Use milk paint if you want a decorative finish with intense depth of colour and a low luster. Milk paint gives a mottled texture and is often used to achieve a “chippy” distressed look. When applied to a porous surface such as wood, milk paint sinks in and provides a breathable coating that will be resistant to chipping and peeling.
By adding some slaked lime or powdered chalk to the recipe you can improve the body of the paint and use it to paint over previously painted walls. Borax can also be added as a preservative giving the paint, if sealed and refrigerated, a shelf like for several weeks.

What Finish Does Milk Paint Give?

Milk paint generally has a matte finish (with a very slight sheen) and will show marks. Although it’s quite durable, it will be stained by many common kitchen substances, including oils. However, after the paint is dry, oil or our hemp oil soap can be rubbed in as a sealer. Once it sinks into a surface it is extremely difficult to remove, curing over time like concrete.

The milk paint 'pigment' experiments that we carried out in the woods.

How Do You Make Milk Paint?

Ingredients

  • Quark or curd cheese
  • Slaked lime
  • Powdered chalk
  • Borax (optional)
  • Pigment
  • Equipment
  • Bowl and spoon
  • Cheesecloth or metal sieve
  • Scales
  • Sponge or brush

Directions

  • Step 1. Buy curd cheese of quark, the basis of the milk paint. My 250g pot of quark cost just £1.50.
  • Step 2. To help the paint bond better with your surface, mix 30g calcium hydroxide (hydrated lime) with 35g of water and add this to the curds. Mix thoroughly. One way to do this is to force it through a metal sieve.
  • Step 3. To thicken the paint add 500-1500g of powdered chalk.
  • Step 4. Add pigments of your choice (see ideas below). Mix thoroughly, again using a sieve can help.

What Pigments Can You Use to Colour Milk Paint?

Mix natural dyes and earth pigments of your choice with the same quantity of water and combine with your milk paint. For some ideas we used the following pigments in our video and they gave the following colours:

Cassia powder = mossy green.
Green Clay = beige.
Moroccan henna = umbre (orangey brown.)
Rhassoul clay = mushroom.
Indian Indigo = mid green.
Dyers Blue Indigo = intense blue.
Blackberries = initially a woad blue, but it faded to a pale blue with greeny streaks!
Mole hill soil = mid brown and very textured!
Bryony berry juice = initially a pale pink, but it faded to a cream colour.

You can add any water based colouring agent such as food colours and other natural pigments.

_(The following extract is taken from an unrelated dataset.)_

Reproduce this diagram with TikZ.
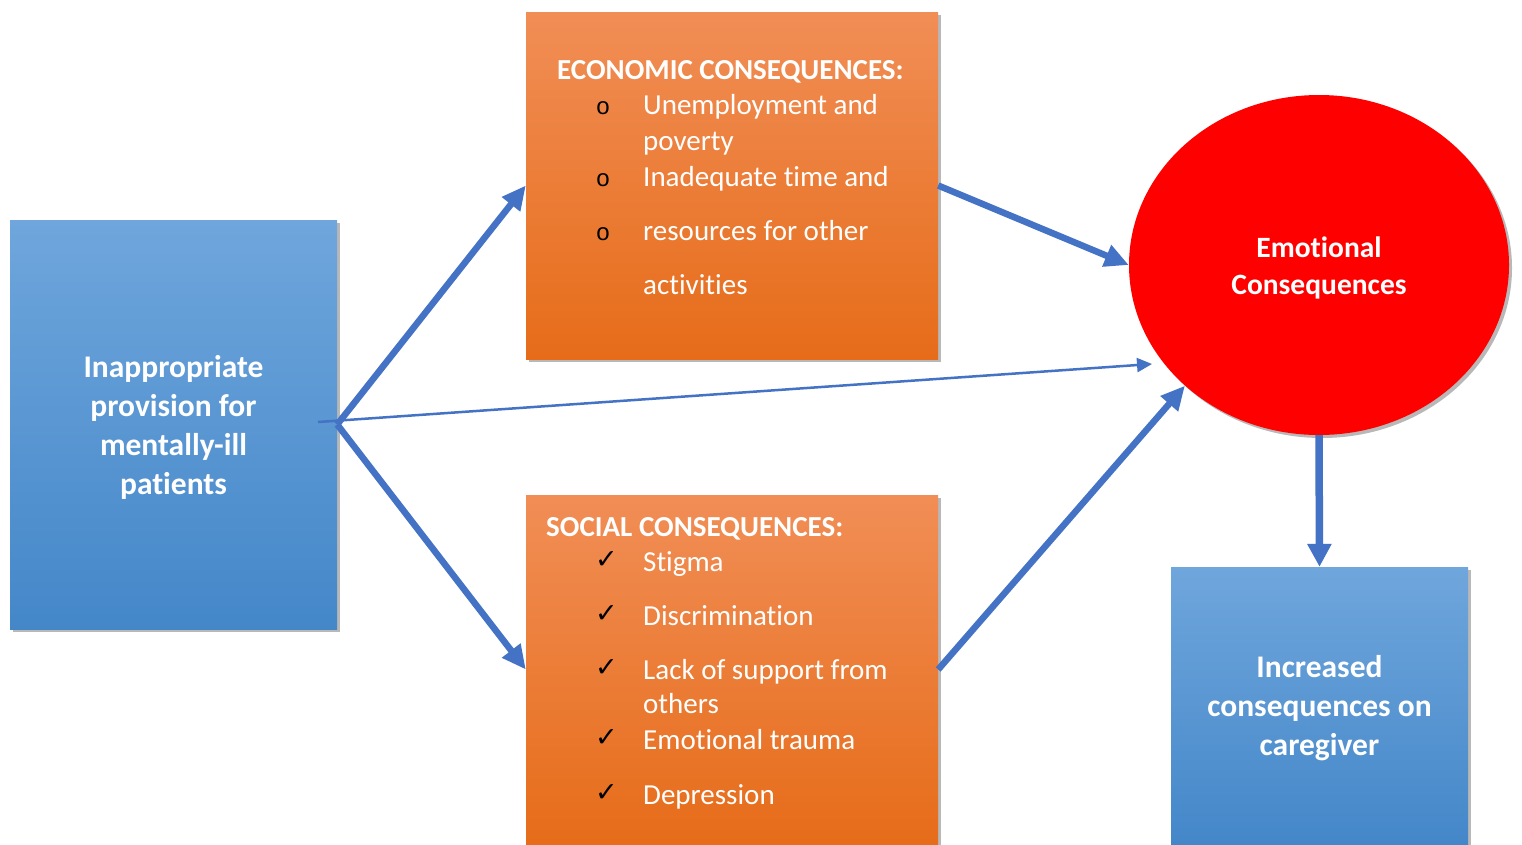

Tips for Painting with Milk Paint

In our experiments, we found that a sea sponge helped with the mixing and we also used it for applying the paint instead of a typical nylon bristled paint brush. You can buy inexpensive ‘wonky sponges’ on our website. If you wash the sponge straight after use it can be used for other projects.

Stir your milk paint frequently as the chalk and lime rapidly settle and thicken at the bottom.

If you weigh your test batch of paint before and after and measure the size of your test surface, you will be able to calculate the coverage per square meter or foot. This will mean you can buy the right amount of ingredients and see your project through to the end.

Our conclusions.

Work up a test batch with your chosen pigments first and test paint your surface, allowing time to build up sufficient layers. Our blue dyers indigo proved to give a stable colour and the best coverage.